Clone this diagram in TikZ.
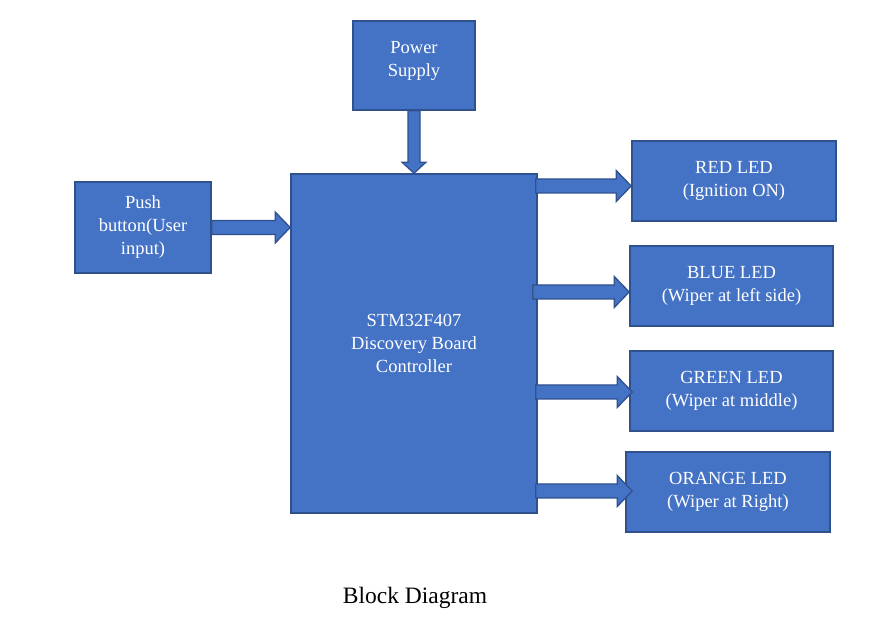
\documentclass[tikz,border=0pt]{standalone}
\usepackage{fontspec}
\setmainfont{Liberation Serif}
\usetikzlibrary{calc}
\definecolor{boxblue}{HTML}{4472C4}
\definecolor{boxedge}{HTML}{2F528F}
\tikzset{
	block/.style={draw=boxedge, line width=1.6pt, fill=boxblue, text=white, align=center, inner sep=2pt, font=\fontsize{18.5}{23}\selectfont},
	fatarrow/.style={draw=boxedge, line width=1.3pt, fill=boxblue, line join=miter}
}
% block arrow, left to right
\newcommand\harrow[2]{%
	\draw[fatarrow] let \p1=(#1), \p2=(#2) in
		(\x1,\y1+7pt) -- (\x2-15pt,\y1+7pt) -- (\x2-15pt,\y1+15.5pt) -- (\x2,\y1)
		-- (\x2-15pt,\y1-15.5pt) -- (\x2-15pt,\y1-7pt) -- (\x1,\y1-7pt) -- cycle;}
% block arrow, top to bottom
\newcommand\varrow[2]{%
	\draw[fatarrow] let \p1=(#1), \p2=(#2) in
		(\x1-6pt,\y1) -- (\x1-6pt,\y2+11pt) -- (\x1-12pt,\y2+11pt) -- (\x1,\y2)
		-- (\x1+12pt,\y2+11pt) -- (\x1+6pt,\y2+11pt) -- (\x1+6pt,\y1) -- cycle;}
\begin{document}
\begin{tikzpicture}[x=1pt,y=1pt]
				\useasboundingbox (0,0) rectangle (875,628);

				\node[block, minimum width=246pt, minimum height=339pt] (main) at (414,284.5) {STM32F407\\Discovery Board\\Controller};
				\node[block, minimum width=122pt, minimum height=89pt] (power) at (414,562.5) {Power\\Supply\\[-9pt]};
				\node[block, minimum width=136pt, minimum height=91pt] (push) at (143,400.5) {Push\\button(User\\input)};
				\node[block, minimum width=204pt, minimum height=80pt] (red) at (734,447) {RED LED\\(Ignition ON)};
				\node[block, minimum width=203pt, minimum height=80pt] (blue) at (731.5,342) {BLUE LED\\(Wiper at left side)};
				\node[block, minimum width=203pt, minimum height=80pt] (green) at (731.5,237) {GREEN LED\\(Wiper at middle)};
				\node[block, minimum width=204pt, minimum height=80pt] (orange) at (728,136) {ORANGE LED\\(Wiper at Right)};

				\coordinate (redin) at ([yshift=-5pt]red.west);
				\coordinate (bluein) at ([yshift=-6pt]blue.west);
				\coordinate (greenin) at ([shift={(3pt,-1pt)}]green.west);
				\coordinate (orangein) at ([shift={(7pt,1pt)}]orange.west);
				\coordinate (redout) at ([xshift=-2pt]main.east |- redin);
				\coordinate (blueout) at ([xshift=-5pt]main.east |- bluein);
				\coordinate (greenout) at ([xshift=-2pt]main.east |- greenin);
				\coordinate (orangeout) at ([xshift=-2pt]main.east |- orangein);

				\varrow{power.south}{main.north -| power.south}
				\harrow{push.east}{main.west |- push.east}
				\harrow{redout}{redin}
				\harrow{blueout}{bluein}
				\harrow{greenout}{greenin}
				\harrow{orangeout}{orangein}

				\node[font=\fontsize{23.5}{28}\selectfont] (caption) at (415,30) {Block Diagram};
			\end{tikzpicture}
\end{document}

» Requirements
Set the listing down in full and exactly. Pictures within it should not appear in the copy.

» Reply to the exercise
Clone this diagram in TikZ.
\documentclass[tikz,border=0pt]{standalone}
\usepackage{fontspec}
\setmainfont{Liberation Serif}
\usetikzlibrary{calc}
\definecolor{boxblue}{HTML}{4472C4}
\definecolor{boxedge}{HTML}{2F528F}
\tikzset{
	block/.style={draw=boxedge, line width=1.6pt, fill=boxblue, text=white, align=center, inner sep=2pt, font=\fontsize{18.5}{23}\selectfont},
	fatarrow/.style={draw=boxedge, line width=1.3pt, fill=boxblue, line join=miter}
}
% block arrow, left to right
\newcommand\harrow[2]{%
	\draw[fatarrow] let \p1=(#1), \p2=(#2) in
		(\x1,\y1+7pt) -- (\x2-15pt,\y1+7pt) -- (\x2-15pt,\y1+15.5pt) -- (\x2,\y1)
		-- (\x2-15pt,\y1-15.5pt) -- (\x2-15pt,\y1-7pt) -- (\x1,\y1-7pt) -- cycle;}
% block arrow, top to bottom
\newcommand\varrow[2]{%
	\draw[fatarrow] let \p1=(#1), \p2=(#2) in
		(\x1-6pt,\y1) -- (\x1-6pt,\y2+11pt) -- (\x1-12pt,\y2+11pt) -- (\x1,\y2)
		-- (\x1+12pt,\y2+11pt) -- (\x1+6pt,\y2+11pt) -- (\x1+6pt,\y1) -- cycle;}
\begin{document}
\begin{tikzpicture}[x=1pt,y=1pt]
				\useasboundingbox (0,0) rectangle (875,628);

				\node[block, minimum width=246pt, minimum height=339pt] (main) at (414,284.5) {STM32F407\\Discovery Board\\Controller};
				\node[block, minimum width=122pt, minimum height=89pt] (power) at (414,562.5) {Power\\Supply\\[-9pt]};
				\node[block, minimum width=136pt, minimum height=91pt] (push) at (143,400.5) {Push\\button(User\\input)};
				\node[block, minimum width=204pt, minimum height=80pt] (red) at (734,447) {RED LED\\(Ignition ON)};
				\node[block, minimum width=203pt, minimum height=80pt] (blue) at (731.5,342) {BLUE LED\\(Wiper at left side)};
				\node[block, minimum width=203pt, minimum height=80pt] (green) at (731.5,237) {GREEN LED\\(Wiper at middle)};
				\node[block, minimum width=204pt, minimum height=80pt] (orange) at (728,136) {ORANGE LED\\(Wiper at Right)};

				\coordinate (redin) at ([yshift=-5pt]red.west);
				\coordinate (bluein) at ([yshift=-6pt]blue.west);
				\coordinate (greenin) at ([shift={(3pt,-1pt)}]green.west);
				\coordinate (orangein) at ([shift={(7pt,1pt)}]orange.west);
				\coordinate (redout) at ([xshift=-2pt]main.east |- redin);
				\coordinate (blueout) at ([xshift=-5pt]main.east |- bluein);
				\coordinate (greenout) at ([xshift=-2pt]main.east |- greenin);
				\coordinate (orangeout) at ([xshift=-2pt]main.east |- orangein);

				\varrow{power.south}{main.north -| power.south}
				\harrow{push.east}{main.west |- push.east}
				\harrow{redout}{redin}
				\harrow{blueout}{bluein}
				\harrow{greenout}{greenin}
				\harrow{orangeout}{orangein}

				\node[font=\fontsize{23.5}{28}\selectfont] (caption) at (415,30) {Block Diagram};
			\end{tikzpicture}
\end{document}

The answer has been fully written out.